No plaid!  Isn't it refreshing?
Yeah, I think we'll deal with the wrinkles.

So that's the big project that's been occupying my time.  I'm still spending lots of time thinking about what's going back up on the walls, how I want to re-do the gallery of frames in our little hallway, and what's going to go back up in the bathroom, and whether I'll like the new shower curtain I ordered...

I have to say, this busy-ness has been really good for me.  I miss Eliza just as much as ever, but the everyday living of life is a little less painful, and I'm grateful for that.  I realized that I'd been going to bed with my brain running through paint swatches and pillow covers, and that was a nice change from the oppressive sadness that tends to lurk up at night.

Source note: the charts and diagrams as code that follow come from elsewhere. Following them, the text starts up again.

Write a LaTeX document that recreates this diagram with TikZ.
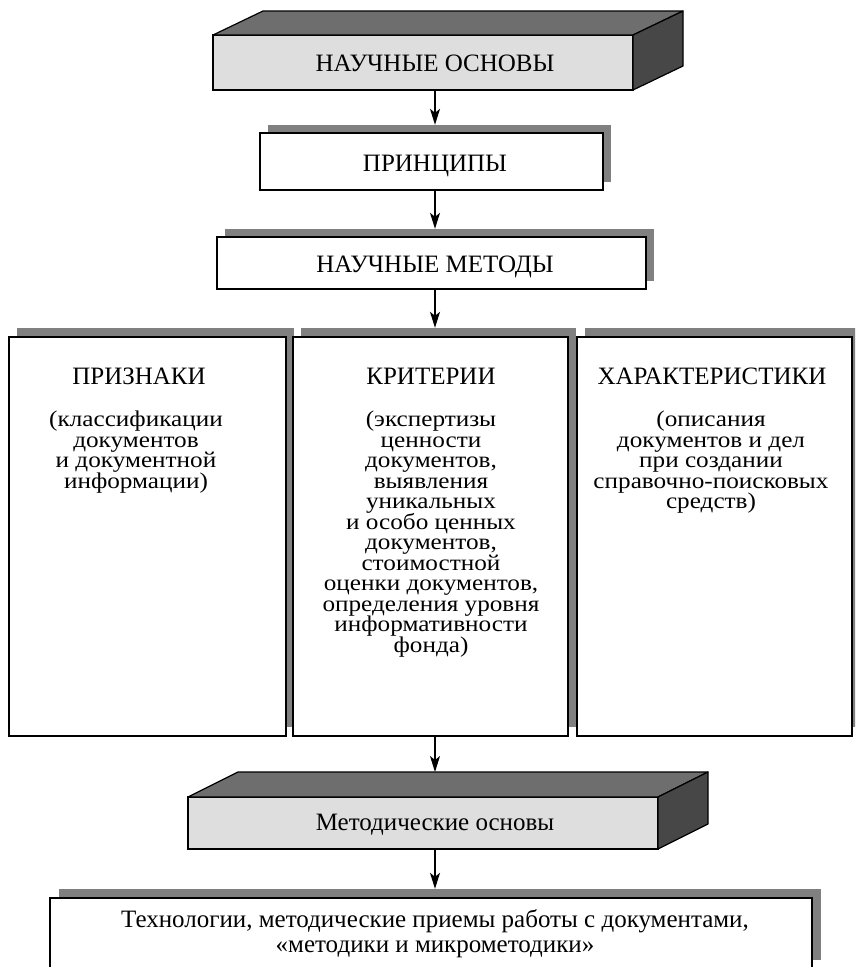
\documentclass[tikz,border=0pt]{standalone}
\usepackage{fontspec}
\setmainfont{Liberation Serif}
\newfontfamily\fbody[FakeStretch=1.12]{Liberation Serif}
\newcommand\tightlines{\lineskiplimit=-50pt\relax\lineskip=0pt\relax}
\usetikzlibrary{arrows.meta}
\definecolor{shad}{gray}{0.5}
\definecolor{frontc}{gray}{0.87}
\definecolor{topc}{gray}{0.43}
\definecolor{sidec}{gray}{0.28}
\begin{document}
\begin{tikzpicture}[x=1pt,y=-1pt,
  edge/.style={draw=black, line width=1.2pt},
  plainbox/.style={edge, fill=white, inner sep=0pt},
  frontface/.style={edge, fill=frontc, inner sep=0pt},
  shadowbox/.style={fill=shad, inner sep=0pt},
  topface/.style={edge, fill=topc, line join=round},
  sideface/.style={edge, fill=sidec, line join=round},
  arr/.style={line width=1.2pt, -{Stealth[length=16pt,width=10pt,inset=4pt]}},
  lbl/.style={inner sep=0pt, font=\fontsize{25}{22}\selectfont},
  lblbody/.style={inner sep=0pt, font=\fbody\fontsize{22.5}{20.5}\selectfont\tightlines},
  lbltwo/.style={inner sep=0pt, font=\fontsize{25}{25}\selectfont},
]
\useasboundingbox (0,0) rectangle (855,967);
\clip (0,0) rectangle (855,967);
\coordinate (ax) at (435,0);

% top 3D box
\node[frontface, minimum width=420pt, minimum height=55pt] (osn) at (423,62.5) {};
\draw[topface] (213,35) -- (263,11) -- (683,11) -- (633,35) -- cycle;
\draw[sideface] (633,35) -- (683,11) -- (683,66) -- (633,90) -- cycle;
\node[lbl, anchor=base] (osnT) at (435,71) {НАУЧНЫЕ ОСНОВЫ};

% principles
\node[shadowbox, minimum width=343pt, minimum height=57pt] (prinS) at (439.5,153.5) {};
\node[plainbox, minimum width=343pt, minimum height=57pt] (prin) at (431.5,161.5) {};
\node[lbl, anchor=base] (prinT) at (435,171) {ПРИНЦИПЫ};

% methods
\node[shadowbox, minimum width=429pt, minimum height=52pt] (metS) at (439.5,255) {};
\node[plainbox, minimum width=429pt, minimum height=52pt] (met) at (431.5,263) {};
\node[lbl, anchor=base] (metT) at (435,272) {НАУЧНЫЕ МЕТОДЫ};

% three columns
\node[shadowbox, minimum width=277pt, minimum height=399pt] (leftS) at (155.5,527.5) {};
\node[shadowbox, minimum width=275pt, minimum height=399pt] (midS) at (438.5,527.5) {};
\node[shadowbox, minimum width=275pt, minimum height=399pt] (rightS) at (722.5,527.5) {};
\node[plainbox, minimum width=277pt, minimum height=399pt] (left) at (147.5,536.5) {};
\node[plainbox, minimum width=275pt, minimum height=399pt] (mid) at (430.5,536.5) {};
\node[plainbox, minimum width=275pt, minimum height=399pt] (right) at (714.5,536.5) {};

\node[lbl, anchor=base] (leftT) at (139,384) {ПРИЗНАКИ};
\node[lbl, anchor=base] (midT) at (431,384) {КРИТЕРИИ};
\node[lbl, anchor=base] (rightT) at (712,384) {ХАРАКТЕРИСТИКИ};

\node[lblbody, anchor=north, align=center] (leftB) at (136,411)
  {(классификации\\документов\\и документной\\информации)};
\node[lblbody, anchor=north, align=center] (midB) at (431,411)
  {(экспертизы\\ценности\\документов,\\выявления\\уникальных\\и особо ценных\\документов,\\стоимостной\\оценки документов,\\определения уровня\\информативности\\фонда)};
\node[lblbody, anchor=north, align=center] (rightB) at (711,411)
  {(описания\\документов и дел\\при создании\\справочно-поисковых\\средств)};

% bottom 3D box
\node[frontface, minimum width=470pt, minimum height=52pt] (mos) at (423,823) {};
\draw[topface] (188,797) -- (238,772) -- (708,772) -- (658,797) -- cycle;
\draw[sideface] (658,797) -- (708,772) -- (708,824) -- (658,849) -- cycle;
\coordinate (mosback) at (473,772);
\node[lbltwo, anchor=base] (mosT) at (435,830) {Методические основы};

% technologies
\node[shadowbox, minimum width=762pt, minimum height=71pt] (techS) at (440,924.5) {};
\node[plainbox, minimum width=762pt, minimum height=71pt] (tech) at (431,933.5) {};
\node[lbltwo, anchor=base] (techT1) at (435,927) {Технологии, методические приемы работы с документами,};
\node[lbltwo, anchor=base] (techT2) at (435,952) {«методики и микрометодики»};

% arrows
\draw[arr] (osn.south -| ax) -- (prinS.north -| ax);
\draw[arr] (prin.south -| ax) -- (metS.north -| ax);
\draw[arr] (met.south -| ax) -- (midS.north -| ax);
\draw[arr] (mid.south -| ax) -- (mosback -| ax);
\draw[arr] (mos.south -| ax) -- (techS.north -| ax);
\end{tikzpicture}
\end{document}
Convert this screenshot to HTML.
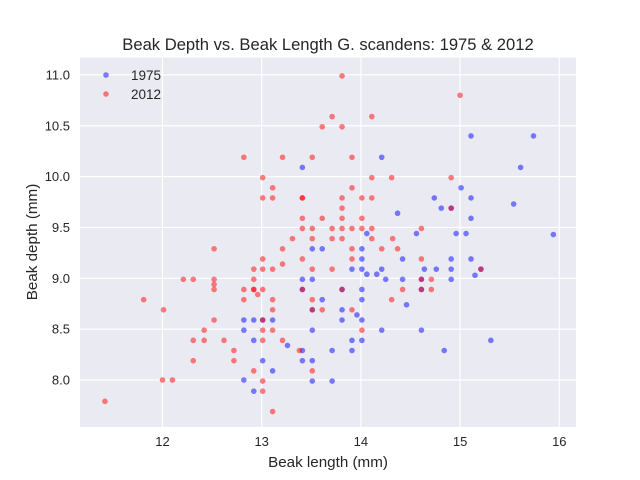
<!DOCTYPE html>
<html><head><meta charset="utf-8"><style>
body{margin:0;background:#fff;}
svg{display:block;font-family:"Liberation Sans","DejaVu Sans",sans-serif;}
</style></head><body>
<svg id="chart" width="640" height="480" viewBox="0 0 640 480" xmlns="http://www.w3.org/2000/svg">
<rect x="0" y="0" width="640" height="480" fill="#ffffff"/>
<rect x="80" y="57.6" width="496" height="369.4" fill="#EAEAF2"/>
<g id="grid"></g>
<g id="xticks"></g>
<g id="yticks"></g>
<g id="pts1975"></g>
<g id="pts2012"></g>
<text x="328" y="50" text-anchor="middle" font-size="16.6" fill="#262626">Beak Depth vs. Beak Length G. scandens: 1975 &amp; 2012</text>
<text x="328" y="467" text-anchor="middle" font-size="15.2" fill="#262626">Beak length (mm)</text>
<text transform="translate(37,242) rotate(-90)" text-anchor="middle" font-size="15.2" fill="#262626">Beak depth (mm)</text>
<g>
<circle cx="106" cy="75" r="2.8" fill="#0000ff" fill-opacity="0.5"/>
<text x="161" y="80" text-anchor="end" font-size="13.5" fill="#262626">1975</text>
<circle cx="106" cy="94" r="2.8" fill="#ff0000" fill-opacity="0.5"/>
<text x="161" y="99" text-anchor="end" font-size="13.5" fill="#262626">2012</text>
</g>
</svg>
<script>
const xTicks = [12, 13, 14, 15, 16];
const yTicks = [8.0, 8.5, 9.0, 9.5, 10.0, 10.5, 11.0];
const len1975 = [12.82,12.92,12.82,12.92,12.82,12.92,13.01,13.01,13.11,13.11,13.26,13.41,13.41,13.41,13.41,13.41,13.51,13.51,13.51,13.51,13.51,13.51,13.61,13.61,13.71,13.71,13.81,13.81,13.81,13.91,13.91,13.91,13.96,14.01,14.01,14.01,14.01,14.01,14.01,14.01,14.06,14.06,14.16,14.21,14.21,14.21,14.25,14.37,14.42,14.42,14.46,14.56,14.61,14.61,14.61,14.64,14.74,14.76,14.81,14.84,14.91,14.91,14.91,14.91,14.96,15.01,15.06,15.11,15.11,15.11,15.11,15.15,15.21,15.31,15.54,15.61,15.74,15.94];
const dep1975 = [8.59,8.59,8.49,8.39,8.0,7.89,8.59,8.19,8.59,8.09,8.34,10.09,8.99,8.89,8.29,8.19,9.29,8.99,8.69,8.49,8.19,7.99,9.29,8.79,8.29,7.99,8.89,8.69,8.59,9.09,8.39,8.29,8.64,9.29,9.19,9.09,8.89,8.79,8.59,8.39,9.44,9.04,9.04,10.19,9.09,8.49,8.99,9.64,9.19,8.99,8.74,9.44,8.99,8.89,8.49,9.09,9.79,9.09,9.69,8.29,9.69,9.19,9.09,8.99,9.44,9.89,9.44,10.40,9.79,9.59,9.19,9.03,9.09,8.39,9.73,10.09,10.40,9.43];
const len2012 = [11.42,11.81,12.01,12.0,12.1,12.21,12.31,12.31,12.31,12.42,12.42,12.52,12.52,12.52,12.52,12.52,12.62,12.72,12.72,12.82,12.82,12.82,12.92,12.92,12.92,12.96,12.92,13.01,13.01,13.01,13.01,13.01,13.01,13.01,13.01,13.01,13.01,13.11,13.11,13.11,13.11,13.11,13.11,13.11,13.21,13.21,13.21,13.21,13.31,13.38,13.41,13.41,13.41,13.41,13.41,13.51,13.51,13.51,13.51,13.51,13.51,13.51,13.61,13.61,13.61,13.71,13.71,13.71,13.71,13.81,13.81,13.81,13.81,13.81,13.81,13.81,13.81,13.91,13.91,13.91,13.91,13.91,13.91,14.01,14.01,14.01,14.01,14.11,14.11,14.11,14.11,14.11,14.21,14.31,14.31,14.32,14.37,14.42,14.61,14.61,14.61,14.61,14.71,14.71,14.91,14.91,15.0,15.21,13.41,12.92];
const dep2012 = [7.79,8.79,8.69,8.0,8.0,8.99,8.99,8.39,8.19,8.49,8.39,9.29,8.99,8.94,8.89,8.59,8.39,8.29,8.19,10.19,8.89,8.79,9.09,8.99,8.89,8.84,8.09,9.99,9.79,9.19,9.09,8.89,8.49,8.39,7.99,7.89,8.59,9.89,9.79,9.09,8.79,8.69,8.49,7.69,10.19,9.29,9.14,8.39,9.39,8.29,9.79,9.59,9.49,9.19,8.89,10.19,9.49,9.39,9.09,8.79,8.69,8.09,10.49,9.59,8.69,10.59,9.49,9.39,9.09,10.99,10.49,9.79,9.69,9.59,9.49,9.39,8.89,10.19,9.89,9.49,9.29,9.19,8.69,9.79,9.59,9.49,8.49,10.59,9.99,9.79,9.49,9.39,9.29,9.99,8.79,9.39,9.29,8.89,9.49,9.19,8.99,8.89,8.99,8.89,9.99,9.69,10.8,9.09,9.79,8.89];

const X0 = 80, X1 = 576, Y0 = 57.6, Y1 = 427;
function xs(v){ return 162.5 + (v - 12) * 99.2; }
function ys(v){ return 380 - (v - 8) * 101.7; }
const NS = "http://www.w3.org/2000/svg";
const grid = document.getElementById("grid");
const xt = document.getElementById("xticks");
const yt = document.getElementById("yticks");
xTicks.forEach(t => {
  const l = document.createElementNS(NS, "line");
  
  
  l.setAttribute("x1", xs(t)); l.setAttribute("x2", xs(t));
  l.setAttribute("y1", Y0); l.setAttribute("y2", Y1);
  l.setAttribute("stroke", "#fff"); l.setAttribute("stroke-width", "1.2");
  grid.appendChild(l);
  const tx = document.createElementNS(NS, "text");
  
  
  tx.setAttribute("x", xs(t)); tx.setAttribute("y", 446);
  tx.setAttribute("text-anchor", "middle"); tx.setAttribute("font-size", "13"); tx.setAttribute("fill", "#262626");
  tx.textContent = String(t);
  xt.appendChild(tx);
});
yTicks.forEach(t => {
  const l = document.createElementNS(NS, "line");
  
  
  l.setAttribute("x1", X0); l.setAttribute("x2", X1);
  l.setAttribute("y1", ys(t)); l.setAttribute("y2", ys(t));
  l.setAttribute("stroke", "#fff"); l.setAttribute("stroke-width", "1.2");
  grid.appendChild(l);
  const tx = document.createElementNS(NS, "text");
  
  
  tx.setAttribute("x", 70); tx.setAttribute("y", ys(t) + 4.5);
  tx.setAttribute("text-anchor", "end"); tx.setAttribute("font-size", "13"); tx.setAttribute("fill", "#262626");
  tx.textContent = t.toFixed(1);
  yt.appendChild(tx);
});
function drawPts(gid, xsArr, ysArr, color, name){
  const g = document.getElementById(gid);
  for (let i = 0; i < xsArr.length; i++){
    const c = document.createElementNS(NS, "circle");
    
    
    c.setAttribute("cx", xs(xsArr[i]));
    c.setAttribute("cy", ys(ysArr[i]));
    c.setAttribute("r", "2.8");
    c.setAttribute("fill", color);
    c.setAttribute("fill-opacity", "0.5");
    g.appendChild(c);
  }
}
drawPts("pts1975", len1975, dep1975, "#0000ff", "point-1975");
drawPts("pts2012", len2012, dep2012, "#ff0000", "point-2012");
</script>
</body></html>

There was a time, not so long ago, when I couldn't imagine having the energy to take on all of the little projects that I always had going, and now here I am with a bunch of little projects in various stages of completion.  I don't know exactly how I got here, but here we are.

Tuesday, August 2, 2011

Painting Projects

We have been doing all kinds of home improvement projects that all involve painting.  Over the weekend, I painted a little console table that sits by the front door.  And we painted the living room.  And our bedroom.  Today, I'm painting the bathroom.  Because now that I've started, I just CAN'T STOP.

Eventually I will do pictures and have a big exciting reveal and we'll all pretend this is fancy home decorating blog.  But right now I'm still trying to get things put back together and figure out what I want to put back up on the walls and what I want to move around and how I can possibly thin out the number of bobbleheads in my living room (so they are all confined to one curio cabinet) without my husband noticing...

My kitchen looked like this all weekend:

That's a lot of paint.  Also paint samples - we got three, hated all of them, got three more.  Because we like spending more money on samples than it would have cost to buy a gallon of paint.  Also that's Chinese take out in the paper bag.
Now I'm about to make another trip to Home Depot so I can get started on this crazy bathroom project.

If you think that being busy with these projects has helped distract me and make things easier, you'd be right.  Of course I think all the time that we wouldn't be doing this stuff if Eliza were here.  I realize that sadness will never go away.  But as I told David last night, I miss Eliza as much as I ever did, but ordinary life has gotten a little less painful.

Or maybe I'm high on paint fumes.

(Just kidding--we got low VOC paint.)

Anybody else finding nice distractions from their worries?  Are you having similar bursts of productivity in the hot days of August or just laying low?  Got any tips for painting stripes in a bathroom?  (I'll let you know how that goes).